健康に良いと言えば何でも売れてしまいそうな昨今、サプリメントから食品、温泉、エクササイズとどこへ行っても「健康」という言葉が付いてまわる。ついにはそれを裏付けるデータのねつ造まで飛び出した。かつてこれほどの「健康」ブームはなかった。裏を返せばそれほど今の世の中が不健康になっている証拠だろう。

アルコールや薬物などに対する病的依存(addiction)にはセロトニン系の神経が関与していて、それを鍛えるのが良いという話をある医師から聞いた。それには座禅、ヨガ、気功、太極拳などで使われる意識的な呼吸法が効果的なのだそうである。なかでも座禅は古くから日本人にはなじみが深いし、その気にさえなれば格好だけは誰にでも出来そうだ。とにかく気持ちを静かに保って、吸った息をゆっくりと長く吐くだけでも自律神経に作用するという。

■意識呼吸法

そこで必ず出てくるのが「気(QI)」であるが、気の正体はまだまったく分かっていない。しかし、元気、病気、空気、天気…と、ひとつの漢字がこれほどよく使われるのも例をみない。それほど昔から私たちの生活に溶け込んでいるわけだ。

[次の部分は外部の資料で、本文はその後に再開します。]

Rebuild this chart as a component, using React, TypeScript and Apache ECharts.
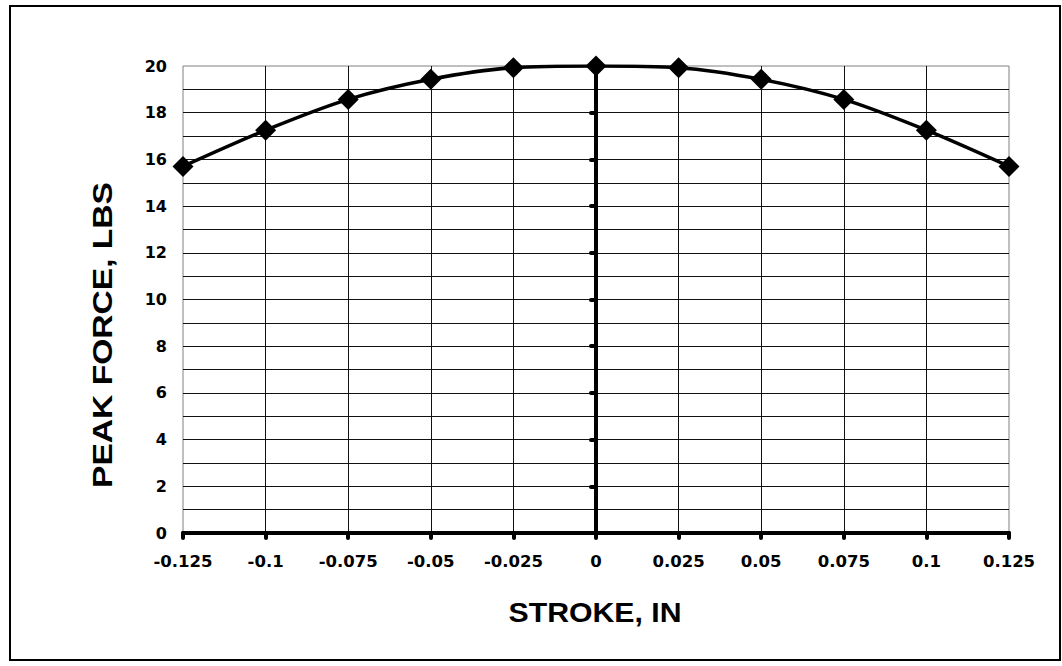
import React, { useEffect, useRef } from "react";
import * as echarts from "echarts";

const strokeIn = [-0.125, -0.1, -0.075, -0.05, -0.025, 0, 0.025, 0.05, 0.075, 0.1, 0.125];
const peakForce = [15.7, 17.25, 18.57, 19.43, 19.93, 20, 19.93, 19.43, 18.57, 17.25, 15.7];
const xTitle = "STROKE, IN";
const yTitle = "PEAK FORCE, LBS";

const FONT = "'DejaVu Sans', sans-serif";
const TFONT = "'Liberation Sans', Arial, sans-serif";

export default function App() {
  const ref = useRef<HTMLDivElement>(null);
  useEffect(() => {
    if (!ref.current) return;
    const chart = echarts.init(ref.current, undefined, { renderer: "svg" });
    chart.setOption({
      animation: false,
      backgroundColor: "#ffffff",
      grid: {
        left: 183,
        right: 53,
        top: 66,
        bottom: 133,
        show: true,
        borderColor: "#808080",
        borderWidth: 1,
        backgroundColor: "transparent",
      },
      graphic: [
        {
          type: "rect",
          shape: { x: 10, y: 6, width: 1050, height: 654 },
          style: { fill: "none", stroke: "#000", lineWidth: 2 },
          silent: true,
        },
        {
          type: "text",
          x: 595,
          y: 612,
          scaleX: 1.08,
          style: {
            text: xTitle,
            font: `bold 28px ${TFONT}`,
            fill: "#000",
            align: "center",
            verticalAlign: "middle",
          },
        },
        {
          type: "text",
          x: 102,
          y: 335,
          rotation: Math.PI / 2,
          scaleX: 1.2,
          style: {
            text: yTitle,
            font: `bold 28px ${TFONT}`,
            fill: "#000",
            align: "center",
            verticalAlign: "middle",
          },
        },
      ],
      xAxis: {
        type: "value",
        min: -0.125,
        max: 0.125,
        interval: 0.025,
        axisLine: { show: true, onZero: true, lineStyle: { color: "#000", width: 4, cap: "round" } },
        axisTick: { show: true, length: 5, lineStyle: { color: "#000", width: 4, cap: "round" } },
        axisLabel: {
          show: true,
          margin: 20,
          color: "#000",
          fontFamily: FONT,
          fontWeight: "bold",
          fontSize: 16.5,
          showMinLabel: true,
          showMaxLabel: true,
        },
        splitLine: { show: true, showMinLine: false, showMaxLine: false, lineStyle: { color: "#111", width: 1 } },
      },
      yAxis: [
        {
          type: "value",
          min: 0,
          max: 20,
          interval: 2,
          position: "left",
          axisLine: { show: false, onZero: false },
          axisTick: { show: false },
          axisLabel: {
            show: true,
            margin: 16,
            color: "#000",
            fontFamily: FONT,
            fontWeight: "bold",
            fontSize: 16,
          },
          splitLine: { show: true, showMinLine: false, showMaxLine: false, lineStyle: { color: "#111", width: 1 } },
          minorTick: { show: false, splitNumber: 2 },
          minorSplitLine: { show: true, lineStyle: { color: "#111", width: 1 } },
        },
        {
          type: "value",
          min: 0,
          max: 20,
          interval: 2,
          position: "left",
          axisLine: { show: true, onZero: true, lineStyle: { color: "#000", width: 4 } },
          axisTick: { show: true, length: 5, lineStyle: { color: "#000", width: 4, cap: "round" } },
          axisLabel: { show: false },
          splitLine: { show: false },
        },
      ],
      series: [
        {
          type: "line",
          data: strokeIn.map((x, i) => [x, peakForce[i]]),
          smooth: 0.3,
          symbol: "diamond",
          symbolSize: 21,
          itemStyle: { color: "#000" },
          lineStyle: { color: "#000", width: 3.5 },
          z: 5,
        },
      ],
    });
    return () => chart.dispose();
  }, []);
  return (
    <div
      ref={ref}
      style={{ position: "absolute", left: 0, top: 0, width: 1062, height: 666 }}
    />
  );
}
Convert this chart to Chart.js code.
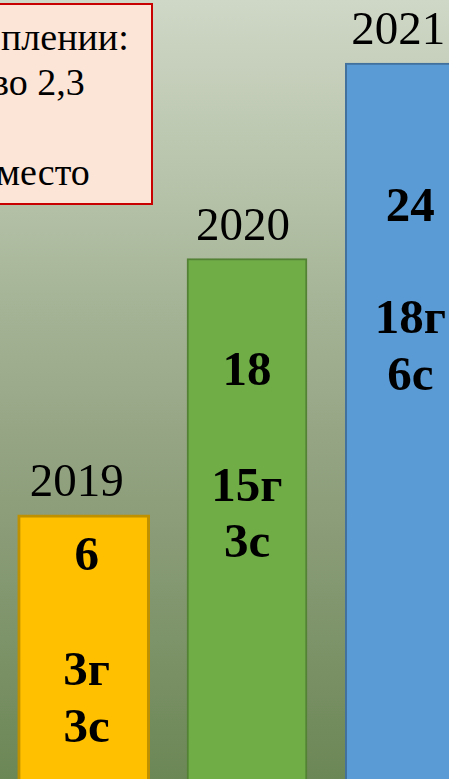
<!DOCTYPE html>
<html>
<head>
<meta charset="utf-8">
<script src="https://cdn.jsdelivr.net/npm/chart.js@4/dist/chart.umd.min.js"></script>
<style>
    html, body {
        margin: 0;
        width: 449px;
        height: 779px;
        overflow: hidden;
    }
    body {
        position: relative;
        background: linear-gradient(to bottom, #CFD7C6 0%, #B4C1A7 26%, #A7B598 37%, #8E9F7C 64%, #6C8756 100%);
        font-family: "Liberation Serif", "Times New Roman", serif;
    }
    #chart {
        position: absolute;
        left: 2px;
        top: 0;
    }
    .note {
        position: absolute;
        left: -10px;
        top: 3px;
        width: 163px;
        height: 202px;
        box-sizing: border-box;
        border: 2px solid #C80000;
        background: #FCE4D6;
        padding-top: 10px;
        font-size: 38px;
        line-height: 45px;
        color: #000;
        white-space: nowrap;
        overflow: hidden;
    }
    .note div { height: 45px; }
</style>
</head>
<body>
<canvas id="chart" width="490" height="779"></canvas>
<div class="note">
    <div style="margin-left: 9px">плении:</div>
    <div style="margin-left: -1px">во 2,3</div>
    <div></div>
    <div style="margin-left: 4px">место</div>
</div>
<script>
    const years = ['2019', '2020', '2021']
    const totals = [6, 18, 24]
    const gCounts = [3, 15, 18]
    const sCounts = [3, 3, 6]
    // bar top on a 0-100 scale (bars are not drawn to the totals in the picture)
    const barLevels = [33.9, 66.8, 91.9]

    const fills = ['#FFC000', '#70AD47', '#5B9BD5']
    const borders = ['#BF9000', '#548235', '#41719C']
    const widths = [132, 120, 130]
    const borderWidths = [3, 2, 2]
    // baseline offsets below the bar top for: total, "г" line, "с" line
    const textOffsets = [[55, 170, 227], [126, 242, 298], [158, 270, 327]]
    const yearShift = [-7, -4, -12]
    const textShift = [3, 0, 0]

    const barText = {
        id: 'barText',
        afterDatasetsDraw(chart) {
            const ctx = chart.ctx
            ctx.save()
            ctx.textAlign = 'center'
            ctx.textBaseline = 'alphabetic'
            ctx.fillStyle = '#000'
            years.forEach((year, i) => {
                const bar = chart.getDatasetMeta(i).data[i]
                const off = textOffsets[i]
                const x = bar.x + textShift[i]
                ctx.font = '47px "Liberation Serif", "Times New Roman", serif'
                ctx.fillText(year, bar.x + yearShift[i], bar.y - 19)
                ctx.font = 'bold 49px "Liberation Serif", "Times New Roman", serif'
                ctx.fillText(String(totals[i]), x, bar.y + off[0])
                ctx.fillText(gCounts[i] + 'г', x, bar.y + off[1])
                ctx.fillText(sCounts[i] + 'с', x, bar.y + off[2])
            })
            ctx.restore()
        }
    }

    new Chart(document.getElementById('chart'), {
        type: 'bar',
        data: {
            labels: years,
            datasets: years.map((year, i) => ({
                label: year,
                data: years.map((_, j) => j === i ? barLevels[i] : null),
                backgroundColor: fills[i],
                borderColor: borders[i],
                borderWidth: borderWidths[i],
                barThickness: widths[i],
                grouped: false
            }))
        },
        options: {
            responsive: false,
            devicePixelRatio: 1,
            animation: false,
            layout: {padding: 0},
            plugins: {
                legend: {display: false},
                tooltip: {enabled: false}
            },
            scales: {
                x: {display: false},
                y: {display: false, min: 0, max: 100}
            }
        },
        plugins: [barText]
    })
</script>
</body>
</html>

広辞苑によれば、「気」とは「天地間を満たし、宇宙を構成する基本と考えられるもの」とある。なのに、そんな大事なものの割にはほとんど意識されていない。だから気なのだ、と言われてしまえばそれまでだが、近年「気」は医療の中でも注目されるようになってきた。なにしろ天地間を満たし…であるから当然のごとく私たちの体の中にも存在して当然といえば当然である。

アメリカ・ミシガン州在住の新倉勝美さん(元・空手世界チャンピオン)は、脳腫瘍で余命わずかと告げられたご自身の娘さんを、自ら会得した気功法で見事に完治させた。医師らは首を傾げるばかりだったという。

東洋医学では「気」は生命エネルギーそのものであるとされ、気を満たすための呼吸法が数多く存在する。

言うまでもなく、酸素がなければ人間は一時も生きていけない。どんなに丈夫な躰を持ち屈強な精神力に支えられた人間であっても、酸素を絶たれては手も足も出ない。1分後には確実に生と死の岐路に立たされてしまう。こうなると金や名誉など何の役にも立たない。当事者はたった一呼吸のためにすべてを投げ出すだろう。

ところが私たちは息ができることの有難みなど、普段の生活の中ではまったく考えもしない。自分が呼吸していることすら忘れて動き回っているのだ。武道をはじめ、今日ではあらゆるスポーツに呼吸の大切さが語られている。このことからも意識呼吸法がとても大事なことがわかる。

■人工呼吸器

ところで、呼吸をつかさどる中枢は大脳の下に続く延髄というところにあって、呼吸のリズムをコントロールする神経と、呼吸に必要な筋肉をコントロールする二つの神経系をうまく働かせている。それで運動している時も、眠っている無意識の時も、ちゃんと呼吸することを忘れないでいるのだが、時には深呼吸のように意識的に呼吸する事もできるように管理してくれている。

ところが、事故や脳出血などでこの呼吸中枢が傷害されると、もはや自分の力では呼吸する事が出来なくなってしまう。もう少し詳しく言うと、体温や血圧といった人間が生きるために必要な最低限の機能は、延髄を含む脳幹という場所でコントロールされていて、大脳がその機能を失ったあとも条件さえ整っていればある程度、生き続けることができる。

事故などにあった患者に自発呼吸(自分で呼吸できる状態)があっても人工呼吸器をつけることがある。これは確実な救命を図るためで救命医療の現場ではよくあることだ。

全身麻酔をして手術する場合にも確実な呼吸管理をするため同じように人工呼吸器を取り付ける。非常にデリケートな問題ではあるが、人工呼吸器を付けた状態で、もし手術や治療の甲斐なく脳の機能が失われた時、呼吸だけは器械が肺に酸素を送り込むので心臓は動き続ける。このことが脳死状態をつくることにつながっていくことも事実である。

いうなれば脳死は近代医学がつくりだした人間のもう一つの「死」のカタチといえる。
医療の目的は「命」を救うことに他ならない。と同時に「死」を見つめ続けねばならない厳しい現場なのである。